● Brief
Reproduce exactly, with no pictures, each line from the opening of the material down through the line containing "from matplotlib.ticker import".

┌────────

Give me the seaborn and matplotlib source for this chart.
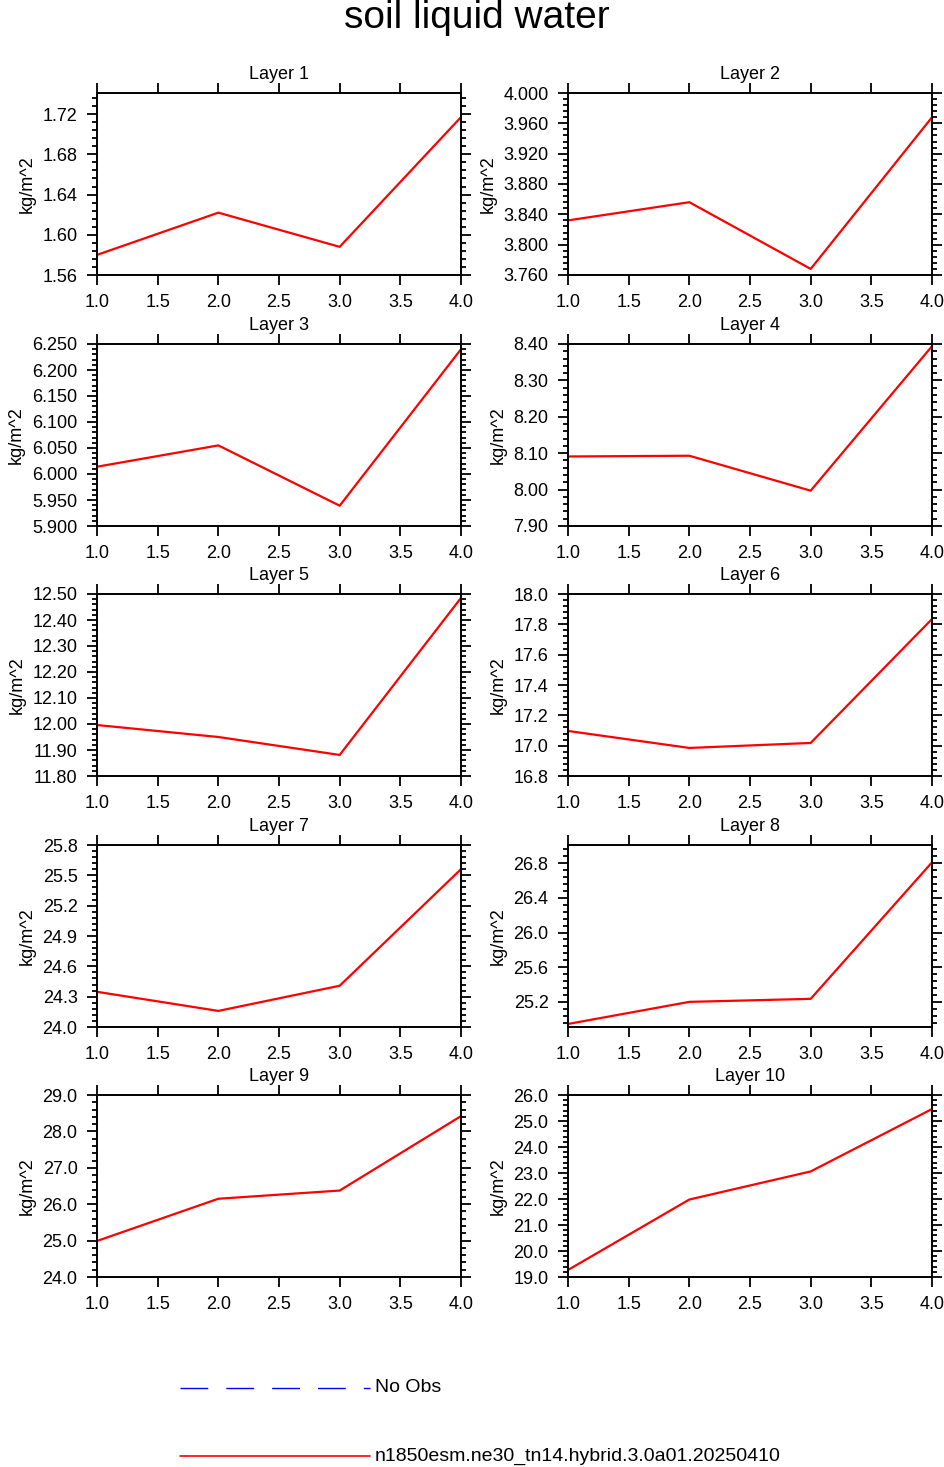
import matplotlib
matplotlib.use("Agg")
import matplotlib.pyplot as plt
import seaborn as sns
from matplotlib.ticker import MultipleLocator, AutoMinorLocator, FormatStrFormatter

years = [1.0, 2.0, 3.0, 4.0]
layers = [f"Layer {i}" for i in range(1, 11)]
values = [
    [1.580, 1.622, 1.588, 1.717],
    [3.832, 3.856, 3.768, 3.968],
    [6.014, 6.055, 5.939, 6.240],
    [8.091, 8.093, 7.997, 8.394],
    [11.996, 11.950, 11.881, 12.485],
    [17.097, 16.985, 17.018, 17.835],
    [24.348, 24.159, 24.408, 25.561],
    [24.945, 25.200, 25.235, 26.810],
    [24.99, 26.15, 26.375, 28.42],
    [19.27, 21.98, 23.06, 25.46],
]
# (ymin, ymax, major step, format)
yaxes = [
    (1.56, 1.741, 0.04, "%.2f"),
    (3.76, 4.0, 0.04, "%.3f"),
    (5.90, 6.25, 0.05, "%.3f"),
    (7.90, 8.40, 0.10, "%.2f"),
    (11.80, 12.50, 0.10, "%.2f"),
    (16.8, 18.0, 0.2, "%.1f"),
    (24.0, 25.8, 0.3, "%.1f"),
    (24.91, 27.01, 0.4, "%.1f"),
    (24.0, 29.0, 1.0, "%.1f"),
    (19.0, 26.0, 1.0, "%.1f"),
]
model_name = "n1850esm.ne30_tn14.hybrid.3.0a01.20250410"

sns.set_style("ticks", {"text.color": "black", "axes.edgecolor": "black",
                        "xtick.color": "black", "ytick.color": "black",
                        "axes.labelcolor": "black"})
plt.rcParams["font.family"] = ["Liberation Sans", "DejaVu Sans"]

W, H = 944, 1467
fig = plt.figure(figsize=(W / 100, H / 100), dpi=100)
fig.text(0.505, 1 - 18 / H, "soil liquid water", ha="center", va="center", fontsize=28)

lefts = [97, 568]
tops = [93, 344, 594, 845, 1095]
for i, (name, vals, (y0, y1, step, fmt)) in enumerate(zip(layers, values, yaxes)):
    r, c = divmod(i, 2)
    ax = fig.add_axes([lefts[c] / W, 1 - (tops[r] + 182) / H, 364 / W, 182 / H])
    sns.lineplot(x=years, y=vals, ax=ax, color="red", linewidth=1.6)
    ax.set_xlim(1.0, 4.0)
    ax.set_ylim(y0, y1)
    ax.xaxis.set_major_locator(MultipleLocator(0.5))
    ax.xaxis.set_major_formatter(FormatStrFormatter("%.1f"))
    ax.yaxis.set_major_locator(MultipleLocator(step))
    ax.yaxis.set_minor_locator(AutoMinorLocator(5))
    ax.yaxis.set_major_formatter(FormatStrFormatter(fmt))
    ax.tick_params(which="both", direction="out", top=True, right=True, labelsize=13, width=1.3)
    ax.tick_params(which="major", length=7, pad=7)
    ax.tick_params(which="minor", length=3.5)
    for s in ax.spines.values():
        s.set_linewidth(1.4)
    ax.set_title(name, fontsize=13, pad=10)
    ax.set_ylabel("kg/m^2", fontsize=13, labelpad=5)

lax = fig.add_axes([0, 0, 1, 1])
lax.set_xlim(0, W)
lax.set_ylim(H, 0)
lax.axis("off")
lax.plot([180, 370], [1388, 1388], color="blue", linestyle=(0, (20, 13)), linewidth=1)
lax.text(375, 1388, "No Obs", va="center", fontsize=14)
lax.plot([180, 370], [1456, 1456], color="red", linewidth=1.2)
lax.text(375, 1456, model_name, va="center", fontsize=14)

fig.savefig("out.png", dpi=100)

└────────

● Task result
Give me the seaborn and matplotlib source for this chart.
import matplotlib
matplotlib.use("Agg")
import matplotlib.pyplot as plt
import seaborn as sns
from matplotlib.ticker import MultipleLocator, AutoMinorLocator, FormatStrFormatter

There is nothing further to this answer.